**** RECORDS SUPPLIED ****

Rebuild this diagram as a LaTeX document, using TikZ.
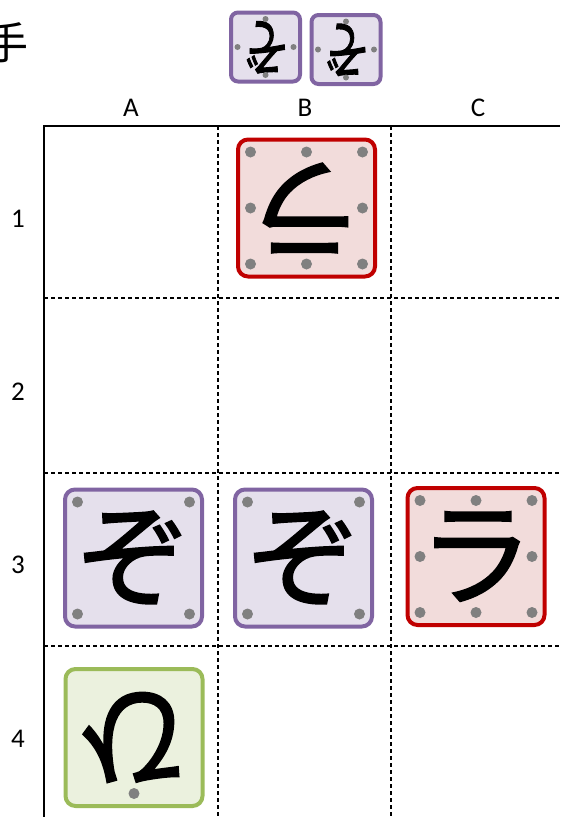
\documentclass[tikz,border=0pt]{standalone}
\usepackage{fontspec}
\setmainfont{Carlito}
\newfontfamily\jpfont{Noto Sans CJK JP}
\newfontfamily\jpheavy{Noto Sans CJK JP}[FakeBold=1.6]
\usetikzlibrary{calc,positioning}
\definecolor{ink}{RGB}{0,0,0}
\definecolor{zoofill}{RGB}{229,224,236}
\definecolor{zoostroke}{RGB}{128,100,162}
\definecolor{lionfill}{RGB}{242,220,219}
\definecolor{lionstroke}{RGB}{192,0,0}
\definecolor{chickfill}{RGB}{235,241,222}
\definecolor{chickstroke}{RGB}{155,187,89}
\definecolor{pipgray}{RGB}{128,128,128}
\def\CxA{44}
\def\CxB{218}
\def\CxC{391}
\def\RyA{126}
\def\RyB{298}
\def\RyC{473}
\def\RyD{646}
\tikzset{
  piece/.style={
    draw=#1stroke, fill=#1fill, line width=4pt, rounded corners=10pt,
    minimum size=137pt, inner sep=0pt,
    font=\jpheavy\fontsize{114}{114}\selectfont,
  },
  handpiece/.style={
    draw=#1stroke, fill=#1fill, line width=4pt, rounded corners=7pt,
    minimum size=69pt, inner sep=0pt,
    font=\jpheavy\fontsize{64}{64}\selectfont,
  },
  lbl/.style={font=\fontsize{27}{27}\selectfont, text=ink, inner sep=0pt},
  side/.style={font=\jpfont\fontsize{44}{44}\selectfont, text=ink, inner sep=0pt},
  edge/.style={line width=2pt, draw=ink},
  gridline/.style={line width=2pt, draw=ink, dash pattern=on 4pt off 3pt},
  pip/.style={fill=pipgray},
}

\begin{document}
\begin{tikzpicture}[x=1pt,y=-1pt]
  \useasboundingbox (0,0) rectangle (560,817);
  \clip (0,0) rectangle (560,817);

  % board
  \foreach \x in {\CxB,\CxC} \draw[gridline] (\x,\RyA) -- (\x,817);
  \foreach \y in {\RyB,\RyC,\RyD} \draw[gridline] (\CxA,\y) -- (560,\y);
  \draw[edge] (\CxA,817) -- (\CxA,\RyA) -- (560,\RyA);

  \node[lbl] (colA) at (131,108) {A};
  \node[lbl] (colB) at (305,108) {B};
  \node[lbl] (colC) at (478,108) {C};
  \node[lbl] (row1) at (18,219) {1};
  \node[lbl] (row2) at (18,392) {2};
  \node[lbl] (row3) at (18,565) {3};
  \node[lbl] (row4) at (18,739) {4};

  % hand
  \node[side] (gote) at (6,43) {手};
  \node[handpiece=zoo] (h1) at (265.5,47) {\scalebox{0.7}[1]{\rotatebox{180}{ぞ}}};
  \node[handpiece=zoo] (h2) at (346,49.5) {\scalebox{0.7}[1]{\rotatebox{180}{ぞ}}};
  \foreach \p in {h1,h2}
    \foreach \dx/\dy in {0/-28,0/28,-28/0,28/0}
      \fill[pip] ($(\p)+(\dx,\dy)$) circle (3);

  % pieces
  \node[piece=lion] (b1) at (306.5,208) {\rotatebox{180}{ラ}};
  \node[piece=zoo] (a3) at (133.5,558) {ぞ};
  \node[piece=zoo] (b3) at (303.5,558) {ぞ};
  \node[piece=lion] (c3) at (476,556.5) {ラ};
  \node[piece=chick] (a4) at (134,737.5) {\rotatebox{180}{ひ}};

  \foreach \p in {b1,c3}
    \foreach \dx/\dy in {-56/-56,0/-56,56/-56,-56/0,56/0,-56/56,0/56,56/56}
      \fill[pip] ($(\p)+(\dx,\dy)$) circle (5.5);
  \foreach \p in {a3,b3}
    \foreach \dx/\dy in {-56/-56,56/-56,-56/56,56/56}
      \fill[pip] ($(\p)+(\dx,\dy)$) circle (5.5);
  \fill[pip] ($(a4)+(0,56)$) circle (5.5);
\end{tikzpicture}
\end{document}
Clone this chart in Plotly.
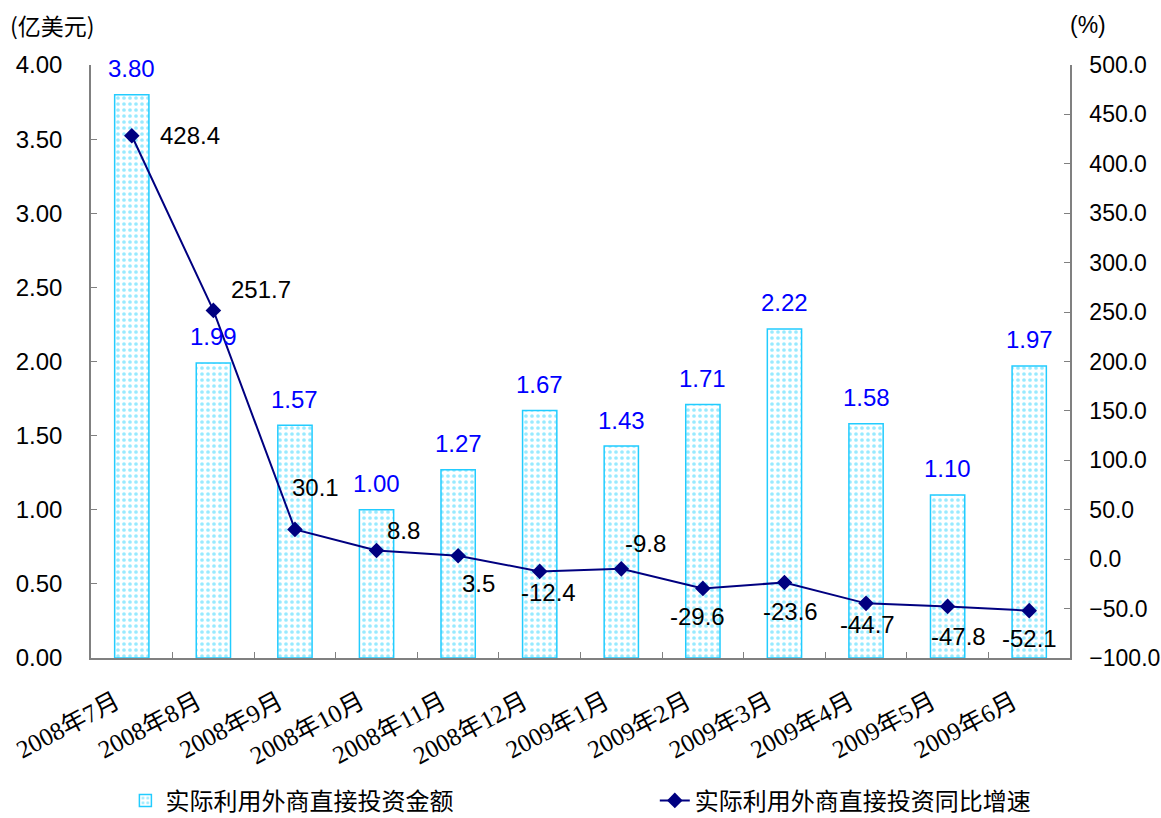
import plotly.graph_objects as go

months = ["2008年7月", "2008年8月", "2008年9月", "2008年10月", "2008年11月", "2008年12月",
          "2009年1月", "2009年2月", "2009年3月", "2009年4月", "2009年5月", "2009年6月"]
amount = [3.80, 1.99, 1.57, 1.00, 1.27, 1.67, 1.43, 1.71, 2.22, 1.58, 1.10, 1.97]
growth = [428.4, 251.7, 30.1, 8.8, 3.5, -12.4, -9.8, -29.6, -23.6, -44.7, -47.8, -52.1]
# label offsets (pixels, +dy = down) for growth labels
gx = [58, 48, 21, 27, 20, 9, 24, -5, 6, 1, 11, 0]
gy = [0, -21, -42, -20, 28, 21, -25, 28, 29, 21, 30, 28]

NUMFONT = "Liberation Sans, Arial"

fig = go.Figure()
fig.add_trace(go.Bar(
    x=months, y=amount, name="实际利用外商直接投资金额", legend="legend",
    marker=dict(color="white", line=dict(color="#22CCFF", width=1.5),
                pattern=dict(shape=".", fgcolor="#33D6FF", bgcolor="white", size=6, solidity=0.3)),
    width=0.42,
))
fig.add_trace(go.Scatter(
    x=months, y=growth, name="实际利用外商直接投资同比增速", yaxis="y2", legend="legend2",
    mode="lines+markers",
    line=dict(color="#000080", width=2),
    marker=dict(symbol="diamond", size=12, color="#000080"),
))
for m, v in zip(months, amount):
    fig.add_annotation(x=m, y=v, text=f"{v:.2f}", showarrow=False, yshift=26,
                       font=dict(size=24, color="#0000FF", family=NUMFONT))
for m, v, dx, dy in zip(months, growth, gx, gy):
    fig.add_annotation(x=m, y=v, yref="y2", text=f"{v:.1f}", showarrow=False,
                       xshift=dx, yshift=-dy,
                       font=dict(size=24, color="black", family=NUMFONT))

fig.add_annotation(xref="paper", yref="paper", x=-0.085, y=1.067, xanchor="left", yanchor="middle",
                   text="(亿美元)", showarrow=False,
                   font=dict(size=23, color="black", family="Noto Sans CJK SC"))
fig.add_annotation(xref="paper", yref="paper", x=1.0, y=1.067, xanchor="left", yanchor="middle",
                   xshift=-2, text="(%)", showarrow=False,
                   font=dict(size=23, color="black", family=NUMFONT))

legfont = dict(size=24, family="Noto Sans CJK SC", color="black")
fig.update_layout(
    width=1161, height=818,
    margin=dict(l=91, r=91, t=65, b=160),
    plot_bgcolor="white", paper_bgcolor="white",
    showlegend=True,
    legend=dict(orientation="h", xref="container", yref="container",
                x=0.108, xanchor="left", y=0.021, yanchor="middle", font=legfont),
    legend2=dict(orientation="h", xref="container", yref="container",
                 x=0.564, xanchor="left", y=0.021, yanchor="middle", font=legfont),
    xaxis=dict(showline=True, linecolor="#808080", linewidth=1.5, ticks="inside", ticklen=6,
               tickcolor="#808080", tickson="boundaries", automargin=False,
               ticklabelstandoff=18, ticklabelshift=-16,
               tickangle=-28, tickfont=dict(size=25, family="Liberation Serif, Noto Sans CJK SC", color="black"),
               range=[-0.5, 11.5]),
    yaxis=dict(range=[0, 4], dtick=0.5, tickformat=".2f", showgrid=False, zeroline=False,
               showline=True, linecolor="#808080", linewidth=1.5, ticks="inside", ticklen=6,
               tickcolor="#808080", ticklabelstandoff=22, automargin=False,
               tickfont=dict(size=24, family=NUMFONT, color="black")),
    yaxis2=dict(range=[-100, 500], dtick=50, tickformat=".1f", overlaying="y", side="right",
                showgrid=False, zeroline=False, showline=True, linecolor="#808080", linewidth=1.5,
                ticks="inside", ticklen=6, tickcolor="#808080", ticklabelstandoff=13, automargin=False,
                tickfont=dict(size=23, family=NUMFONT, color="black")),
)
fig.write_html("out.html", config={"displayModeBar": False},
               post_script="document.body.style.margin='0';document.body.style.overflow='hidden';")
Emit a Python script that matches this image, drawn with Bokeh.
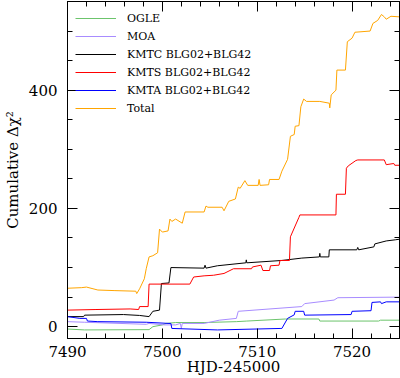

****

WHAT IS NEEDED →
Which lines include "this"? Copy each of them out.

THE COMPLETED TASK →
Rebuild this diagram as a LaTeX document, using TikZ.
Clone this chart in Plotly.
Emit a Python script that matches this image, drawn with Bokeh.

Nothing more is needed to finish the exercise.